▸ Some records
>>
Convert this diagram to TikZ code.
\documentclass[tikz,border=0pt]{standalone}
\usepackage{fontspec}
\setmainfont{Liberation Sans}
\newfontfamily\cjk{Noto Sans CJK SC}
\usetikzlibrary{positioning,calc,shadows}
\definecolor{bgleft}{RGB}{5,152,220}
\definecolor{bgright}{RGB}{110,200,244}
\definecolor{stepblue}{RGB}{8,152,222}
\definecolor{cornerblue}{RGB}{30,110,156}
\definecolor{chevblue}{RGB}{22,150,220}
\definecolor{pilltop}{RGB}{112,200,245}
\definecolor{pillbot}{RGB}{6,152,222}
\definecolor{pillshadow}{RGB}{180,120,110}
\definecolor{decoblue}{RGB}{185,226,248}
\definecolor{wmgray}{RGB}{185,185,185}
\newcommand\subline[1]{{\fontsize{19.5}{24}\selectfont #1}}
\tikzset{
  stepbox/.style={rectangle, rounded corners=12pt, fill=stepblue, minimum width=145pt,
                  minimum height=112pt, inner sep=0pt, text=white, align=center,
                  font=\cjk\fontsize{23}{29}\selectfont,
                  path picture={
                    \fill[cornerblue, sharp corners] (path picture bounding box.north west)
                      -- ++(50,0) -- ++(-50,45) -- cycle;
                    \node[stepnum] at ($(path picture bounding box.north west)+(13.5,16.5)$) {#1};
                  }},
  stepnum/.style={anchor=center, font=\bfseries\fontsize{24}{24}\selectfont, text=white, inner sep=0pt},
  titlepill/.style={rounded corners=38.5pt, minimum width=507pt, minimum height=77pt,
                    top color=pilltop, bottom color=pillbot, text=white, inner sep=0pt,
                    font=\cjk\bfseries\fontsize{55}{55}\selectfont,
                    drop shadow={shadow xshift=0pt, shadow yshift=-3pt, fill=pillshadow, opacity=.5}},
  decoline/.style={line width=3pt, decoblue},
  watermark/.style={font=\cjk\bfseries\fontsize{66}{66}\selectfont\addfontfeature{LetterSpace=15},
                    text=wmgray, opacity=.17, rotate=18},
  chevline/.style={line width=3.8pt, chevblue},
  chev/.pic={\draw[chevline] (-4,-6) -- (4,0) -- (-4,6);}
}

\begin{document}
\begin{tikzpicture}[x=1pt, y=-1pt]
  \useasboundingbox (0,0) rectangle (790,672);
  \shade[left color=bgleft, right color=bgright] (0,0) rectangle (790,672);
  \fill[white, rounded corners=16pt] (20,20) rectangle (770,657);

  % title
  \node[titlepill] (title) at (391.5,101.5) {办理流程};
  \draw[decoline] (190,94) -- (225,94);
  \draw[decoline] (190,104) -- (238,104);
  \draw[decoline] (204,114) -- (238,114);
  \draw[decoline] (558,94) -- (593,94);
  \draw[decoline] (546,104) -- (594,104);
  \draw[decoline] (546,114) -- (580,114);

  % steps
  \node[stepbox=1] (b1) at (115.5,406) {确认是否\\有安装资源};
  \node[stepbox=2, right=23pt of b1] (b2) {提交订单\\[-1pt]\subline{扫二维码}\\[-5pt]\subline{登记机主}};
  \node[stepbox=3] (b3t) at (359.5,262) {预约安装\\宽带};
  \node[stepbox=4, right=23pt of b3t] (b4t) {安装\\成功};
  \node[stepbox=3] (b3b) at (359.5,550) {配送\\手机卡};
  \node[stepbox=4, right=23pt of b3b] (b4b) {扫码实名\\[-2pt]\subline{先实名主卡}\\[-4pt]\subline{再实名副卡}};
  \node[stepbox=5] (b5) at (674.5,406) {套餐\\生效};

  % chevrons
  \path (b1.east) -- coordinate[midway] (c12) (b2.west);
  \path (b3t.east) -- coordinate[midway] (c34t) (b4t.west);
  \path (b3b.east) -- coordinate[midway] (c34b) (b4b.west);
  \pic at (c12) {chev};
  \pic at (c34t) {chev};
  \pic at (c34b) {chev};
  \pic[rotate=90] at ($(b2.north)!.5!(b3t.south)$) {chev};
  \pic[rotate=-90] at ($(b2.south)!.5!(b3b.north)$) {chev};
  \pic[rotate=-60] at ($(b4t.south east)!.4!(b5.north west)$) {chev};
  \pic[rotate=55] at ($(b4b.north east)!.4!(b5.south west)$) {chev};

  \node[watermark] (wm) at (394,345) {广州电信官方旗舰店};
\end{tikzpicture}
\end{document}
<<
>>
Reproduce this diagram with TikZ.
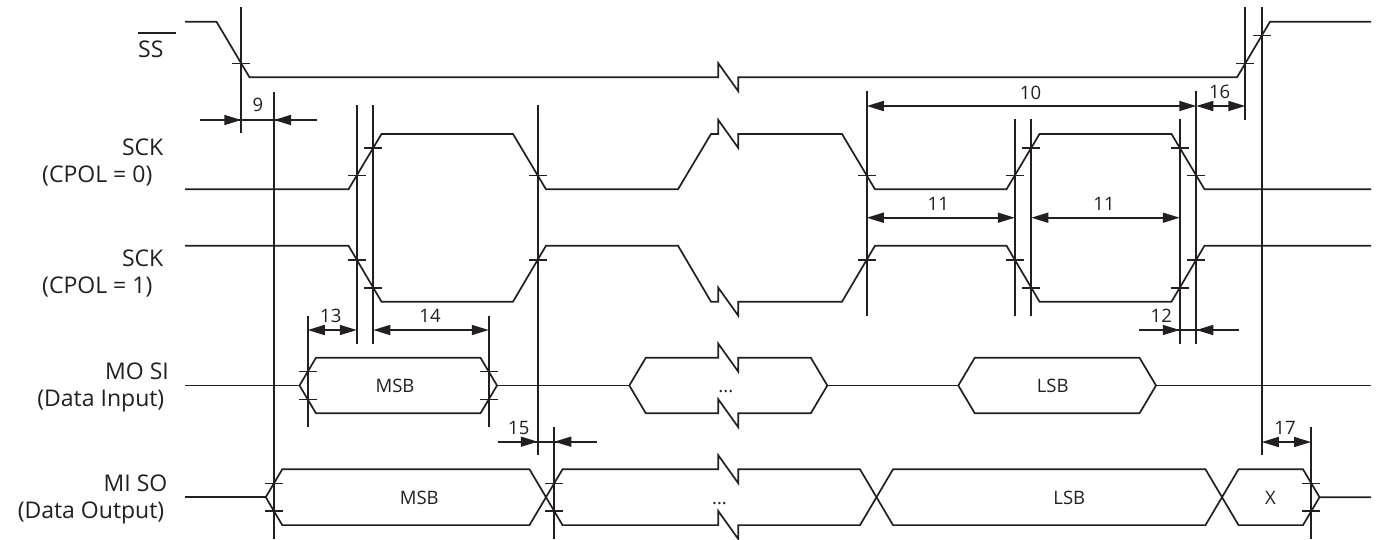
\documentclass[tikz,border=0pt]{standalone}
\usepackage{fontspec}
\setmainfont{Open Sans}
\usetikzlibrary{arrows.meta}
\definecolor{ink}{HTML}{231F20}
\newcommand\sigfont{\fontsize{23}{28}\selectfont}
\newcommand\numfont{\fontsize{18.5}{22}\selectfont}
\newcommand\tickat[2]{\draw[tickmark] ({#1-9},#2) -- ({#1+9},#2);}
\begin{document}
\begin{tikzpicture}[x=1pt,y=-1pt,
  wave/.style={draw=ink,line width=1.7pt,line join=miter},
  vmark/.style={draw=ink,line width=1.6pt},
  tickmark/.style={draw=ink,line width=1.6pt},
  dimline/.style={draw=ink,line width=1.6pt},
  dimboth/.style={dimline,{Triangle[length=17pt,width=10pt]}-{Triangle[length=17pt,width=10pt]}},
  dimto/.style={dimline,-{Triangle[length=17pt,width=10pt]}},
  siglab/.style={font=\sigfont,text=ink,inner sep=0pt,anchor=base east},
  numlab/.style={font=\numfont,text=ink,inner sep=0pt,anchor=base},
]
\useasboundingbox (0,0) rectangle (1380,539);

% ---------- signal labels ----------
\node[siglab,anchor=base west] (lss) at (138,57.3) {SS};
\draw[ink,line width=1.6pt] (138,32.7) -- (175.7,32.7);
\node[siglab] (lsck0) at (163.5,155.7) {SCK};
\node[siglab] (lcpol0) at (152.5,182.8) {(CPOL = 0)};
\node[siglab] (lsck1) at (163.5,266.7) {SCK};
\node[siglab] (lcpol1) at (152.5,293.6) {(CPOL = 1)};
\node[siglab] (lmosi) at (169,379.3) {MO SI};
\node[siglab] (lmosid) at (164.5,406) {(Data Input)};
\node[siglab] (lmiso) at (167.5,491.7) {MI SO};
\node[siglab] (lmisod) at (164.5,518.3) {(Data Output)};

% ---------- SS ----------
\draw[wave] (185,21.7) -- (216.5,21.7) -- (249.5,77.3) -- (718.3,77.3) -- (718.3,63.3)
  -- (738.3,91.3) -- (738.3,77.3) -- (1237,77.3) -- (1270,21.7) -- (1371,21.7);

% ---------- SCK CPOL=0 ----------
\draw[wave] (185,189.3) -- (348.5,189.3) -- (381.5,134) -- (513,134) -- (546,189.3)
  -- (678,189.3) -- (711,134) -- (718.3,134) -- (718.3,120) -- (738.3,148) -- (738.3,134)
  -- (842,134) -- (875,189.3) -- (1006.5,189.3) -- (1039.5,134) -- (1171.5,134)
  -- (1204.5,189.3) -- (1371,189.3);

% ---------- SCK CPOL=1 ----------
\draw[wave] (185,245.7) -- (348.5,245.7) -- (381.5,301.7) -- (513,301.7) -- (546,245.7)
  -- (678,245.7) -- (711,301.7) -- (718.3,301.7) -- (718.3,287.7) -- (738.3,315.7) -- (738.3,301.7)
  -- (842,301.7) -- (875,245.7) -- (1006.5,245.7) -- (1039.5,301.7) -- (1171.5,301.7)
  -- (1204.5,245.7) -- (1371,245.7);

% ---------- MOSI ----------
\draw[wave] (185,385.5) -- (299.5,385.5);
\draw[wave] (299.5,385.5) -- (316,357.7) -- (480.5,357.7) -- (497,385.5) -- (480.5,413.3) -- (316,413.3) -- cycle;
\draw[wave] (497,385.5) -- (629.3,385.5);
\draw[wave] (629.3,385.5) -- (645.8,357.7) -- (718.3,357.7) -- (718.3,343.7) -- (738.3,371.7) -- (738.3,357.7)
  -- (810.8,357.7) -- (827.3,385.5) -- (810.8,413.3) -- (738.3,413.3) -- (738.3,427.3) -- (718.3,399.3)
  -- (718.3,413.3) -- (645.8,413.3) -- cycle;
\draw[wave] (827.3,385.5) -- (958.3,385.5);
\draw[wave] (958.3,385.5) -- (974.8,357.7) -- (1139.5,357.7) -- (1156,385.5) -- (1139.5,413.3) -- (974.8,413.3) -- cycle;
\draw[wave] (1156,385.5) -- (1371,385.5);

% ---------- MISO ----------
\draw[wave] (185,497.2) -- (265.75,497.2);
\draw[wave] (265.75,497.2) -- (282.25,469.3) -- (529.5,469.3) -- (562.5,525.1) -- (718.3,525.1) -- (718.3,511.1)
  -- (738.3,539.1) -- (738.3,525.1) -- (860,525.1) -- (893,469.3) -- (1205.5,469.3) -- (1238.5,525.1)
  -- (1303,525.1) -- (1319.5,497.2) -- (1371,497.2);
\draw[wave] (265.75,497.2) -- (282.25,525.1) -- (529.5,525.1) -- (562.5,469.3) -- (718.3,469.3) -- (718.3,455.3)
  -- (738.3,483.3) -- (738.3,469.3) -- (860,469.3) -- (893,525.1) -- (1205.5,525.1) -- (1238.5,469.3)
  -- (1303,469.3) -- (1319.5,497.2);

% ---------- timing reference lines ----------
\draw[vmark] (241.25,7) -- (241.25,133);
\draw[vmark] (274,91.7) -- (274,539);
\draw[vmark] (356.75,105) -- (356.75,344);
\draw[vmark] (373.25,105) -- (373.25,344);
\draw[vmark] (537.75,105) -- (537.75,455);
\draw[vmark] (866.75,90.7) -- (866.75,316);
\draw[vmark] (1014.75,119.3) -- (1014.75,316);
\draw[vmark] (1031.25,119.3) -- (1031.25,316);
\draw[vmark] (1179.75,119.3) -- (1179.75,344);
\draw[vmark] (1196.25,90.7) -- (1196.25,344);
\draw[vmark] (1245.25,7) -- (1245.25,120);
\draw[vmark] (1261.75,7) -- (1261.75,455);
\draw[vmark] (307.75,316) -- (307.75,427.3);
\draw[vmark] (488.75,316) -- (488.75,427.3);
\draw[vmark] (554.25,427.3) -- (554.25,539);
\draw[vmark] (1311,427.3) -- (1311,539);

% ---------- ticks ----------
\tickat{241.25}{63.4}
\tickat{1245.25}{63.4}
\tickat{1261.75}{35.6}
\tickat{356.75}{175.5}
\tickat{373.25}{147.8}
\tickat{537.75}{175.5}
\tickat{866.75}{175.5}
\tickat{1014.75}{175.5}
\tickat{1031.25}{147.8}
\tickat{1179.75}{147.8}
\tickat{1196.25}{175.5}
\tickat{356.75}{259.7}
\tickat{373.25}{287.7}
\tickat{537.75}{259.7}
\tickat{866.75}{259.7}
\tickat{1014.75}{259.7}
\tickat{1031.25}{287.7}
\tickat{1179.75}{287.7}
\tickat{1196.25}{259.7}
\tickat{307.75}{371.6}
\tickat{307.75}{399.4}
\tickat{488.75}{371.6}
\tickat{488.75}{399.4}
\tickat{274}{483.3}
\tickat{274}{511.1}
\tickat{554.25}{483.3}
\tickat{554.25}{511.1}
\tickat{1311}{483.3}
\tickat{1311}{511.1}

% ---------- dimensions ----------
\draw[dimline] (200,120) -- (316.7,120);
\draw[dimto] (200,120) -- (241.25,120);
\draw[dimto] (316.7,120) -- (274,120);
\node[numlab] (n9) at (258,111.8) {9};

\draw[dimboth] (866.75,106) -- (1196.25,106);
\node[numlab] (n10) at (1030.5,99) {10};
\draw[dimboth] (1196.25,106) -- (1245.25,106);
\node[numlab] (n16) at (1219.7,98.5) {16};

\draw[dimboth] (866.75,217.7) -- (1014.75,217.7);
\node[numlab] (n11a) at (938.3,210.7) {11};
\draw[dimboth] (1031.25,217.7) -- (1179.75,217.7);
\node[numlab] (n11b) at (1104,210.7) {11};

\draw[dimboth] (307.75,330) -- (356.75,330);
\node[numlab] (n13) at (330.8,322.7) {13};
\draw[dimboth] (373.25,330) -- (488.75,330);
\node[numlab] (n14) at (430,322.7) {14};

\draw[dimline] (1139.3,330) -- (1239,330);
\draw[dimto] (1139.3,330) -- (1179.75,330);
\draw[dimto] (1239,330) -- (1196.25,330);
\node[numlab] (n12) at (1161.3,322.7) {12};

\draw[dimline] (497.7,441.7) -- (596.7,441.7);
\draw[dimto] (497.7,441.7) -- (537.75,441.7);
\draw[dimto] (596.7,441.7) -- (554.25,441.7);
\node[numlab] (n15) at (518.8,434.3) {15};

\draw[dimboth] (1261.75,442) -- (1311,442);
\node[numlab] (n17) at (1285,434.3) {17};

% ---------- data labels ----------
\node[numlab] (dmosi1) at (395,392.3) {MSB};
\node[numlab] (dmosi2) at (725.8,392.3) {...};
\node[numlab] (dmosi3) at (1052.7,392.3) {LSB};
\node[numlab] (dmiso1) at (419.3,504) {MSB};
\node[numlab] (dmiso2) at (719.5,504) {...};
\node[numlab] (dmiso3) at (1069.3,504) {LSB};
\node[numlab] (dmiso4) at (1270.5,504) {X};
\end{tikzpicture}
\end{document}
<<
>>
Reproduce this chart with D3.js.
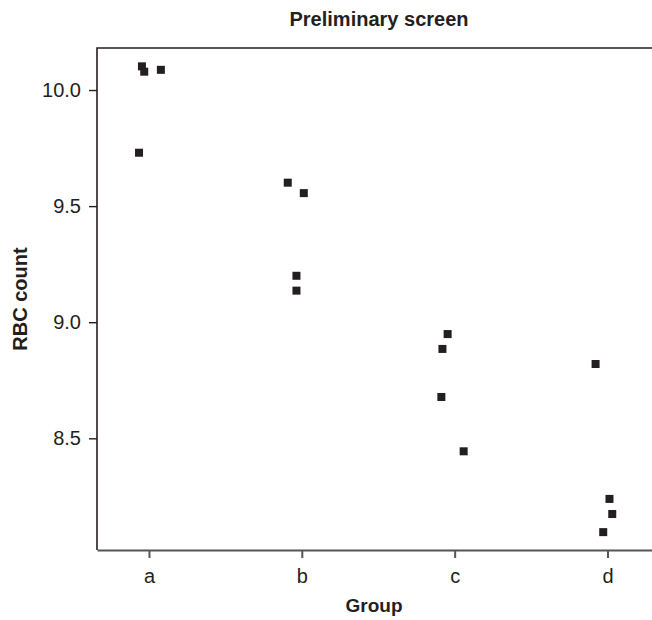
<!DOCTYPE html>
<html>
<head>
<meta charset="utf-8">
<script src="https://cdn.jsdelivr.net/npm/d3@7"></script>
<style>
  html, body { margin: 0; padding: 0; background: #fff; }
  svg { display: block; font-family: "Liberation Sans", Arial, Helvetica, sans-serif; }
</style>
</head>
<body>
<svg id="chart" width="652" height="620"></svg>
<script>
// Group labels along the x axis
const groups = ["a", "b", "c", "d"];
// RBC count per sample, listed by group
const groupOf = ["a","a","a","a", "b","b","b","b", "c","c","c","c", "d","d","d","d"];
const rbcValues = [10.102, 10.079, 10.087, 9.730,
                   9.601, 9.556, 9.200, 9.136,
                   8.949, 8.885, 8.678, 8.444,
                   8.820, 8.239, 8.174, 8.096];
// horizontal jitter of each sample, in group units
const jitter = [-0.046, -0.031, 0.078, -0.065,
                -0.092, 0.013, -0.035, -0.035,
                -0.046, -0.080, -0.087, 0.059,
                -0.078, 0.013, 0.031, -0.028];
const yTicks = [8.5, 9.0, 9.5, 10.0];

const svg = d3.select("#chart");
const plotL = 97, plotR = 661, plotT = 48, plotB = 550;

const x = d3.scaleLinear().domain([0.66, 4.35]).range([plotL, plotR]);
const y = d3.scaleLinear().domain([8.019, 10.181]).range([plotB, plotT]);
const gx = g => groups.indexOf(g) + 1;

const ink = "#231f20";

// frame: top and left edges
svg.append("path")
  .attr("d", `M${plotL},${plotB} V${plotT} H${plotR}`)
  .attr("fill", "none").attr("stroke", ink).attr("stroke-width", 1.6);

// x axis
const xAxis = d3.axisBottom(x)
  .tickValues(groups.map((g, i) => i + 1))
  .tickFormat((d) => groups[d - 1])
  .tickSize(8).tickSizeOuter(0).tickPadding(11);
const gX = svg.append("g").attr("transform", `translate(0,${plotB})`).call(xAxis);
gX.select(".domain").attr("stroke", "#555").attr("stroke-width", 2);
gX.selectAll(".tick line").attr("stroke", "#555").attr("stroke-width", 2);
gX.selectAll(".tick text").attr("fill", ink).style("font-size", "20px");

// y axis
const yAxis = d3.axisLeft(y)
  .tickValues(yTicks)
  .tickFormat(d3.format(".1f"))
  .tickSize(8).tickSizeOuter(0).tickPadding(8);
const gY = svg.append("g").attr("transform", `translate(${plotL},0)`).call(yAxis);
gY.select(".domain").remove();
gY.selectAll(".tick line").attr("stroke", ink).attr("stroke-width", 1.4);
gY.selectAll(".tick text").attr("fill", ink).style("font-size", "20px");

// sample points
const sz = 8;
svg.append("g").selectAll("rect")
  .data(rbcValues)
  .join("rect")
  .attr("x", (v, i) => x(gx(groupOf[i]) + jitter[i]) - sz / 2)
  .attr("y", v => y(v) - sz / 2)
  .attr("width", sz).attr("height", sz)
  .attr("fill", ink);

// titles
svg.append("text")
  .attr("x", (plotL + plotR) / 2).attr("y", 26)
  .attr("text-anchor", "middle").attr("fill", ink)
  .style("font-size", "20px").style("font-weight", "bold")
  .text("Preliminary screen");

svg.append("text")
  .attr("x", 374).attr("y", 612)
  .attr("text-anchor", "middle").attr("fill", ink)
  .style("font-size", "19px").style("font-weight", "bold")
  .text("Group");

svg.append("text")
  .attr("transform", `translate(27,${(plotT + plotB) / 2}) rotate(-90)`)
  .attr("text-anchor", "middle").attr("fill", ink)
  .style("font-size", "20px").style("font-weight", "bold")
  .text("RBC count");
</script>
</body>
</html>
<<
▸ Exercise directions
Look above for the line with "Reproduce this diagram with TikZ." and the line with "(lmisod) at (164.5,518.3)", then copy exactly the lines from the first through the second, both kept, with no pictures.

▸ Exercise response
Reproduce this diagram with TikZ.
\documentclass[tikz,border=0pt]{standalone}
\usepackage{fontspec}
\setmainfont{Open Sans}
\usetikzlibrary{arrows.meta}
\definecolor{ink}{HTML}{231F20}
\newcommand\sigfont{\fontsize{23}{28}\selectfont}
\newcommand\numfont{\fontsize{18.5}{22}\selectfont}
\newcommand\tickat[2]{\draw[tickmark] ({#1-9},#2) -- ({#1+9},#2);}
\begin{document}
\begin{tikzpicture}[x=1pt,y=-1pt,
  wave/.style={draw=ink,line width=1.7pt,line join=miter},
  vmark/.style={draw=ink,line width=1.6pt},
  tickmark/.style={draw=ink,line width=1.6pt},
  dimline/.style={draw=ink,line width=1.6pt},
  dimboth/.style={dimline,{Triangle[length=17pt,width=10pt]}-{Triangle[length=17pt,width=10pt]}},
  dimto/.style={dimline,-{Triangle[length=17pt,width=10pt]}},
  siglab/.style={font=\sigfont,text=ink,inner sep=0pt,anchor=base east},
  numlab/.style={font=\numfont,text=ink,inner sep=0pt,anchor=base},
]
\useasboundingbox (0,0) rectangle (1380,539);

% ---------- signal labels ----------
\node[siglab,anchor=base west] (lss) at (138,57.3) {SS};
\draw[ink,line width=1.6pt] (138,32.7) -- (175.7,32.7);
\node[siglab] (lsck0) at (163.5,155.7) {SCK};
\node[siglab] (lcpol0) at (152.5,182.8) {(CPOL = 0)};
\node[siglab] (lsck1) at (163.5,266.7) {SCK};
\node[siglab] (lcpol1) at (152.5,293.6) {(CPOL = 1)};
\node[siglab] (lmosi) at (169,379.3) {MO SI};
\node[siglab] (lmosid) at (164.5,406) {(Data Input)};
\node[siglab] (lmiso) at (167.5,491.7) {MI SO};
\node[siglab] (lmisod) at (164.5,518.3) {(Data Output)};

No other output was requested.